Ao ler a decisão, a corte explicou que não iria entrar no mérito sobre a existência ou não de um genocídio, como é alegado pelos russos. Mas explicou que medidas provisórias devem ser tomadas para impedir danos irreparáveis e se existe um risco imediato e emergencial.

Para a corte, portanto, a ação militar russa gera um risco de dano irreparável e medida emergencial era necessária. Apontando o elevado número de mortes, refugiados e da destruição de infraestrutura, os juízes apontaram para a necessidade de que a invasão fosse "imediatamente suspensa".

Segundo eles, é "questionável" se um país pode usar uma ação de violência unilateral num outro território para prevenir um suposto genocídio. Para a corte, a Ucrânia tem o direito a não ser alvo de uma ação militar.

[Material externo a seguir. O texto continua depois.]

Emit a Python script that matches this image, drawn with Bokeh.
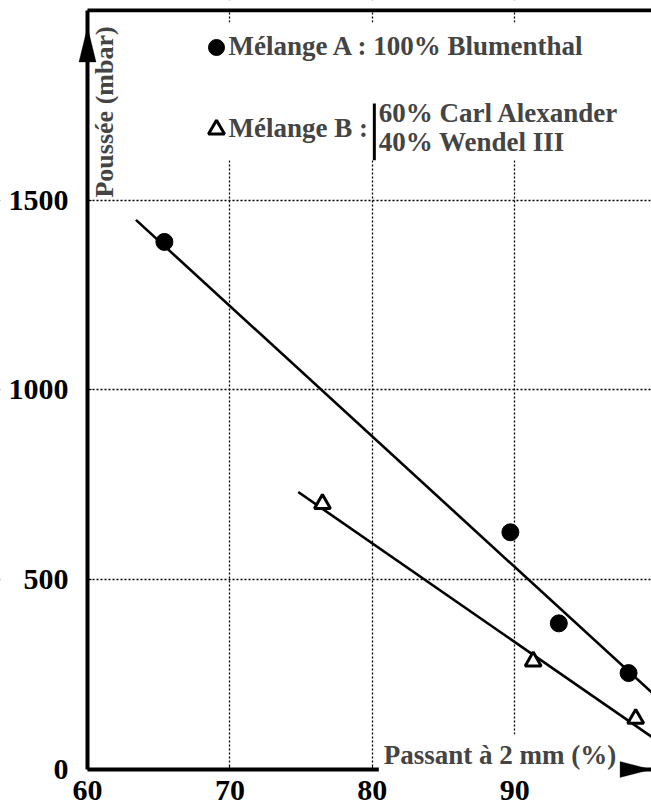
import math
from bokeh.plotting import figure
from bokeh.models import (Range1d, FixedTicker, Legend, LegendItem, Label, Grid,
                          LinearAxis, PolyAnnotation, BoxAnnotation)
from bokeh.embed import file_html
from bokeh.resources import INLINE

# ---- data ----
mix_a_x = [65.4, 89.7, 93.1, 98.0]
mix_a_y = [1390, 625, 385, 254]
mix_b_x = [76.5, 91.3, 98.5]
mix_b_y = [700, 285, 134]
fit_a_x = [63.4, 100.0]
fit_a_y = [1448, 190]
fit_b_x = [74.8, 100.0]
fit_b_y = [731, 76]

x_ticks = [60, 70, 80, 90]
y_ticks = [0, 500, 1000, 1500]
x_start, x_end = 60, 99.6
y_start, y_end = 0, 2000

label_a = "Mélange A : 100% Blumenthal"
label_b = "Mélange B :"
comp_b = ["60% Carl Alexander", "40% Wendel III"]
x_title = "Passant à 2 mm (%)"
y_title = "Poussée (mbar)"

FONT = "'Liberation Serif', 'Times New Roman', serif"
# the frame covers the whole canvas; the axes sit inside it at x=60 / y=0
view_x = (53.89, 99.61)
view_y = (-97.5, 2026.1)
line_pad = 5

p = figure(width=651, height=806, output_backend="svg", toolbar_location=None,
           x_range=Range1d(*view_x), y_range=Range1d(*view_y),
           x_axis_location=None, y_axis_location=None,
           min_border=0)
p.outline_line_color = None
p.background_fill_color = "white"
p.border_fill_color = "white"
p.center = [r for r in p.center if not isinstance(r, Grid)]

xgrid = Grid(dimension=0, ticker=FixedTicker(ticks=x_ticks[1:]))
ygrid = Grid(dimension=1, ticker=FixedTicker(ticks=y_ticks[1:]))
for g in (xgrid, ygrid):
    g.grid_line_color = "black"
    g.grid_line_dash = "2 2"
    g.grid_line_width = 1.3
    p.add_layout(g, "center")

# white margins outside the axes (hide grid lines there)
for kw in (dict(right=x_start), dict(top=y_start), dict(bottom=y_end)):
    p.add_layout(BoxAnnotation(fill_color="white", fill_alpha=1.0,
                               line_color=None, level="glyph", **kw))

xaxis = LinearAxis(ticker=FixedTicker(ticks=x_ticks), fixed_location=y_start,
                   bounds=(x_start, x_end), major_label_standoff=12)
yaxis = LinearAxis(ticker=FixedTicker(ticks=y_ticks), fixed_location=x_start,
                   bounds=(y_start, y_end), major_label_standoff=19)
for ax in (xaxis, yaxis):
    ax.axis_line_width = 4
    ax.axis_line_color = "black"
    ax.major_tick_in = 4
    ax.major_tick_out = 0
    ax.major_tick_line_width = 1
    ax.minor_tick_line_color = None
    ax.major_label_text_font = FONT
    ax.major_label_text_font_style = "bold"
    ax.major_label_text_font_size = "30px"
    ax.major_label_text_color = "black"
p.add_layout(xaxis, "below")
p.add_layout(yaxis, "left")

# top frame line
p.add_layout(BoxAnnotation(left=x_start, right=x_end, top=y_end + line_pad,
                           bottom=y_end - line_pad, fill_color="black",
                           fill_alpha=1.0, line_color=None))

# fit lines
p.line(fit_a_x, fit_a_y, line_color="black", line_width=2.6)
p.line(fit_b_x, fit_b_y, line_color="black", line_width=2.6)

# points
ra = p.scatter(mix_a_x, mix_a_y, marker="circle", size=17, fill_color="black",
               line_color="black")
rb = p.scatter(mix_b_x, mix_b_y, marker="triangle", size=16, fill_color="white",
               line_color="black", line_width=3)

# white area behind the key (hides the grid there)
p.add_layout(BoxAnnotation(left=66.9, right=98.8, top=1968, bottom=1605,
                           fill_color="white", fill_alpha=1.0, line_color=None,
                           level="glyph"))

legend = Legend(items=[LegendItem(label=" ", renderers=[ra]),
                       LegendItem(label=" ", renderers=[rb])],
                location=(196, 657), glyph_width=40, glyph_height=40,
                label_standoff=0, spacing=42, padding=10, margin=0,
                label_text_font=FONT, label_text_font_style="bold",
                label_text_font_size="27px", border_line_color=None,
                background_fill_alpha=0.0)
p.add_layout(legend)

def text(x, y, s, size="27px", **kw):
    p.add_layout(Label(x=x, y=y, text=s, text_font=FONT, text_font_style="bold",
                       text_font_size=size, level="overlay", **kw))

text(69.9, 1905, label_a, text_align="left", text_baseline="middle")
text(69.9, 1689, label_b, text_align="left", text_baseline="middle")
p.add_layout(BoxAnnotation(left=80.04, right=80.25, top=1755, bottom=1605,
                           fill_color="black", fill_alpha=1.0, line_color=None,
                           level="overlay"))
for txt, yy in zip(comp_b, [1731, 1652]):
    text(80.46, yy, txt, text_align="left", text_baseline="middle")

# axis titles inside frame
text(61.2, 1507, y_title, size="26px", angle=math.pi / 2, text_align="left",
     text_baseline="middle")
p.add_layout(Label(x=80.46, y=39.5, text=x_title, text_align="left",
                   text_baseline="alphabetic", text_font=FONT,
                   text_font_style="bold", text_font_size="27px",
                   background_fill_color="white", background_fill_alpha=1.0,
                   padding=5))

# axis arrow heads (relative to the axis ends)
y_tip, y_base, y_half = y_end * 0.978, y_end * 0.932, 0.6
x_tip, x_base, x_half = x_end, x_end - 2.2, 21
p.add_layout(PolyAnnotation(xs=[x_start - y_half, x_start, x_start + y_half],
                            ys=[y_base, y_tip, y_base], fill_color="black",
                            fill_alpha=1.0, line_color="black", level="overlay"))
p.add_layout(PolyAnnotation(xs=[x_base, x_tip, x_base],
                            ys=[y_start - x_half, y_start, y_start + x_half],
                            fill_color="black", fill_alpha=1.0,
                            line_color="black", level="overlay"))

open("out.html", "w").write(file_html(p, INLINE))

Por unanimidade, a corte ainda determinou que as partes no conflito não escalem a violência.

Enquanto a corte lia a decisão, os lugares reservados para a delegação russa estavam de novo vazios e o Kremlin uma vez mais ignorou o tribunal.

A corte ainda lamentou a decisão da Rússia de não participar das audiências, apontando que a decisão tem um "impacto negativo na administração da Justiça". Ainda assim, o Judiciário decidiu manter o caso e disse que ausência não pode ser um obstáculo.

Negando um pedido da Rússia, os juízes consideraram que a corte tem mandato para lidar com o caso e optaram por manter o processo.
O tribunal afirmou ainda que está ciente da tragédia humana na Ucrânia e indicou estar "profundamente preocupado" com a ação militar russa. De acordo com os juízes, a operação "levanta questões de direito internacional".

Outros processos

Além do Tribunal Internacional de Justiça, a Rússia também enfrenta um processo de investigação no Tribunal Penal Internacional (TPI), também com sede em Haia. Neste caso, uma eventual condenação não seria sobre o estado russo, mas sobre os responsáveis pelos ataques, inclusive Vladimir Putin.

Outro mecanismo criado pela ONU foi a comissão de inquérito dos crimes cometidos pela Rússia na Ucrânia. Neste caso, o processo deve levar até um ano para ser concluído em sua primeira fase.